While both Hillary Clinton and Donald Trump are sharing their visions for the US during the ongoing three-round Presidential debates, Microsoft founder Bill Gates has noticed something they have so far missed to address. Gates says the leaders have missed a discussion on what the “political leadership can do to accelerate innovation.”
While innovation has changed the lives of people a lot over the last century, the world is in the need of more innovation, more than ever.
Natural resources are ending, new diseases are spreading; dangers of climate change loom large on the humanity; problems like job creation, terrorism, migration are persisting. All of this would require more innovation and it can’t come as always believed by many from the private sector, according to Gates.

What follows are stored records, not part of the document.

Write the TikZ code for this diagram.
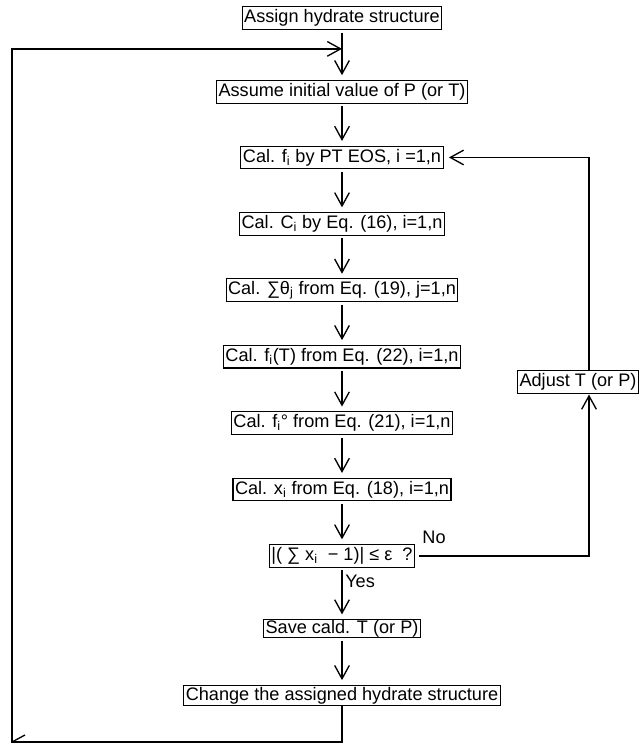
\documentclass[tikz,border=0pt]{standalone}
\usepackage{fontspec}
\setmainfont{Liberation Sans}
\usetikzlibrary{arrows.meta,positioning,calc}
\newcommand{\sbs}[1]{\textsubscript{#1}}

\begin{document}
\begin{tikzpicture}[
        x=0.75pt, y=-0.75pt,
        font=\fontsize{13.6}{16}\selectfont,
        node distance=32pt,
        stepbox/.style={rectangle, draw, line width=0.8pt,
          inner xsep=1.5pt, inner ysep=1pt, minimum height=17pt},
        flow/.style={line width=1pt,
          -{Straight Barb[length=10pt,width=11pt,line width=1pt]},
          shorten >=3.5pt, shorten <=2pt}
      ]
        \useasboundingbox (0,0) rectangle (639,743);
        \node[stepbox] (start) at (342,18) {Assign hydrate structure};
        \node[stepbox, below=37.5pt of start] (assume) {Assume initial value of P (or T)};
        \node[stepbox, below=31.5pt of assume] (fcal) {Cal. f\sbs{i} by PT EOS, i =1,n};
        \node[stepbox, below=of fcal] (ccal) {Cal. C\sbs{i} by Eq. (16), i=1,n};
        \node[stepbox, below=of ccal] (thcal) {Cal. ∑θ\sbs{j} from Eq. (19), j=1,n};
        \node[stepbox, below=of thcal] (ftcal) {Cal. f\sbs{i}(T) from Eq. (22), i=1,n};
        \node[stepbox, below=of ftcal] (focal) {Cal. f\sbs{i}° from Eq. (21), i=1,n};
        \node[stepbox, below=of focal] (xcal) {Cal. x\sbs{i} from Eq. (18), i=1,n};
        \node[stepbox, below=of xcal] (dec) {|( ∑ x\sbs{i} \ − 1)| ≤ ε \ ?};
        \node[stepbox, below=38.5pt of dec, inner ysep=0pt, minimum height=13.5pt] (save) {Save cald. T (or P)};
        \node[stepbox, below=35pt of save, inner ysep=0pt, minimum height=15pt] (chg) {Change the assigned hydrate structure};
        \node[stepbox] (adj) at (578,382) {Adjust T (or P)};
        \node (no) at (434,537) {No};
        \node[anchor=west, inner sep=0pt] (yes) at (345,581) {Yes};
        % main column
        \draw[flow] (start) -- (assume);
        \draw[flow] (assume) -- (fcal);
        \draw[flow] (fcal) -- (ccal);
        \draw[flow] (ccal) -- (thcal);
        \draw[flow] (thcal) -- (ftcal);
        \draw[flow] (ftcal) -- (focal);
        \draw[flow] (focal) -- (xcal);
        \draw[flow] (xcal) -- (dec);
        \draw[flow] (dec) -- (save);
        \draw[flow] (save) -- (chg);
        % loop back to the start
        \coordinate (join) at ($(start.south)!0.38!(assume.north)$);
        \coordinate (lcorner) at (12,742);
        \draw[flow, shorten <=0pt, shorten >=0pt] (chg.south) |- (lcorner) |- (join);
        \draw[line width=1pt] (lcorner) -- ++(13,-7);
        % iteration on T (or P)
        \coordinate (rx) at ([xshift=8.25pt]adj.south);
        \draw[flow, shorten <=3pt, shorten >=0.5pt] (dec.east) -| (rx);
        \draw[flow, shorten <=0pt, shorten >=4pt] (adj.north -| rx) |- (fcal.east);
      \end{tikzpicture}
\end{document}
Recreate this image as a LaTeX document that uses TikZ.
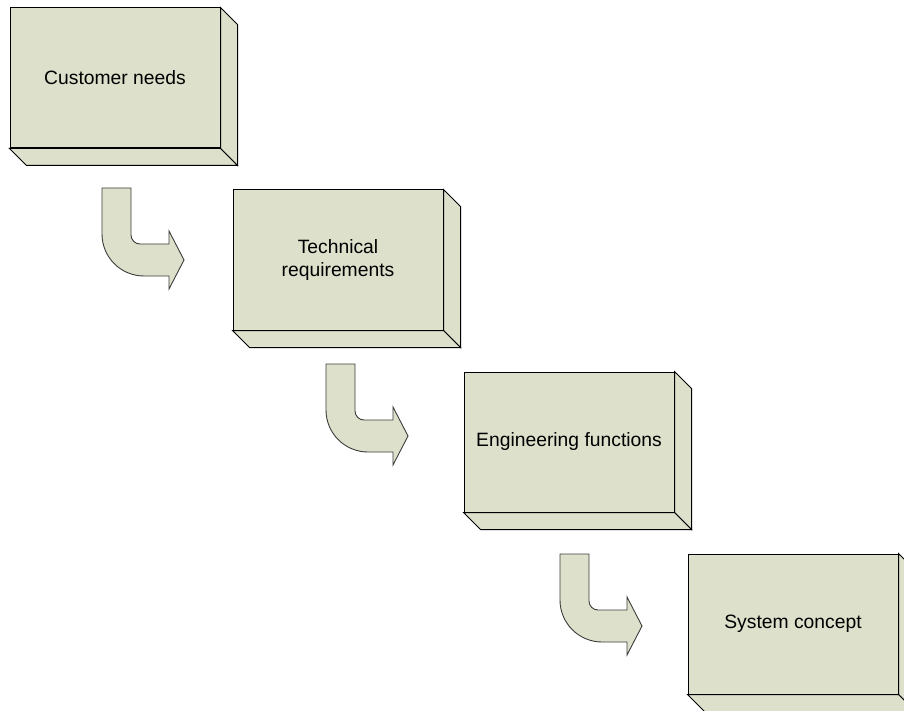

Bill Gates on what the political leadership can do to accelerate innovation
Writing on his blog, the Microsoft founder says: “I’ve heard some people argue that life-changing innovations come exclusively from the private sector. But innovation starts with government support for the research labs and universities working on new insights that entrepreneurs can turn into companies that change the world. The public sector’s investments unlock the private sector’s ingenuity.”
Gates suggests the US voters should elect the candidate who can drive innovations required now. For, he says, “accelerating innovation requires both political leadership and private sector leadership.” “As U.S. voters decide which candidates they want to elect…, I think we should consider what kind of leaders can drive the innovations we need.”
According to Gates, the best leaders have the ability to both address the demands of the present and “lay the groundwork for innovation” for the future. Gates says the new President would be among a new set of global leaders who would have to address the problems of the present. If they bid to make progress their priority, then innovation would be the key.
The Microsoft founder cites the example of former US President John F Kennedy who in 1961 had challenged people of the country to put a man on moon within a decade. “That speech didn’t just launch humankind on a successful journey to the moon. It also inspired America to build a satellite network that changed the way we communicate across the globe,” writes Gates.